Vente Venezuela chief Maria Corina Machado is a key proponent, seeking to use the article to open the door for the international community to meddle and salvage. The bricks and mortar behind the intervention would be that most troubling of doctrines, the Responsibility to Protect, a point expressly endorsed by former Caracas mayor Antonio Ledezma. “Maduro,” he exclaimed, “dances over the ashes of a destroyed country.”

For his part, Guaidó is more cautious, demonstrating the imaginary limits about how such a doctrine can be deployed. First, authorising such an intervention was not a decision to be “taken lightly” (read, potentially catastrophic); second, operational logistics, boundaries, and protocols of engagement had to be specified. As the blood-spattered record of R2P shows, these limits are often the stuff of boardroom nonsense rather than military reality. Once the bombs fall, the law falls silent.

The dress of humanitarian intervention is already looking very worn, and its tattered coverings will come off in any traditional invasion or toppling common in the Americas. But things are bound to get more interesting with Russian counters, suggesting that President Vladimir Putin is ready for his next gambit. Russia’s Nezavisimaya Gazeta has already made the point that Moscow is considering the deployment of strategic bombers on an ongoing basis in Venezuela to add to recent deployments of personnel in Caracas on March 23. It is also said that an agreement has been reached between Moscow and Caracas to permit the deployment of Russian aircraft at La Orchila, where Russian advisors already find themselves.

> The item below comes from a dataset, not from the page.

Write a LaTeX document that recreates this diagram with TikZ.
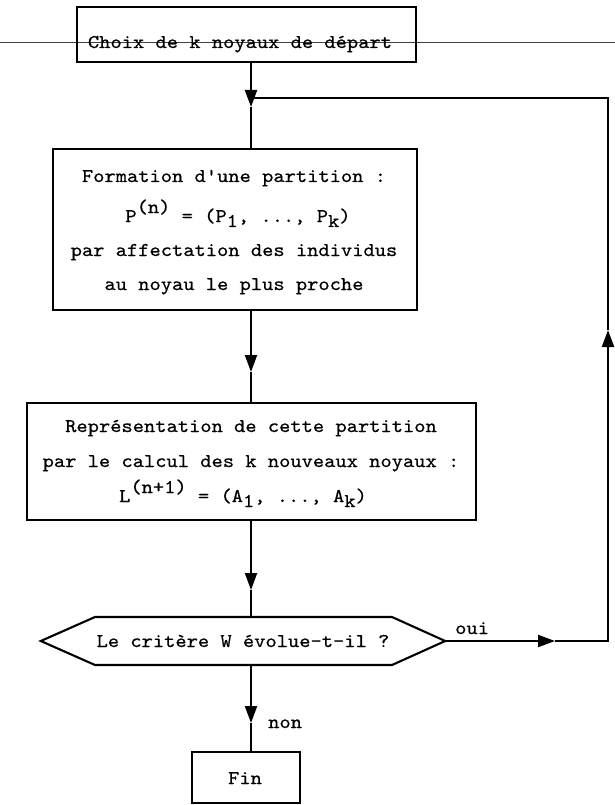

An Ilyushin Il-62 plane carrying some hundred personnel and an accompaniment of 35 tons of material aboard an Antonov An-124 military cargo plane were already troubling additions to the picture for Washington. It seemed to have, in its template, a Syrian-style propping up and is nothing less than an act of niggling molestation for the US security establishment. The official line, predictably enough, is that the deployments are there to shield non-military Russian personnel and provide assistance in maintenance of Venezuela’s Russian designed air-system.

On Moscow’s part, Washington’s intentions are clear enough. “Now when the Americans keep saying that all options remain on the table,” suggested Russian Foreign Minister Sergey Lavrov on “Glavnoye with Olga Belova,” “I have no doubt that they are calculating the consequences of a military adventure.” The spoiling measure on President Putin’s part, with all the grit that comes with such calculation, is a simple admission that any overthrow of Maduro will be, at best, a messy affair and distinctly non-humanitarian in nature. Washington, for its part, will simply do what it does worst: attempt, if it can, to deploy force clothed in translucent principles under the guise of realpolitik.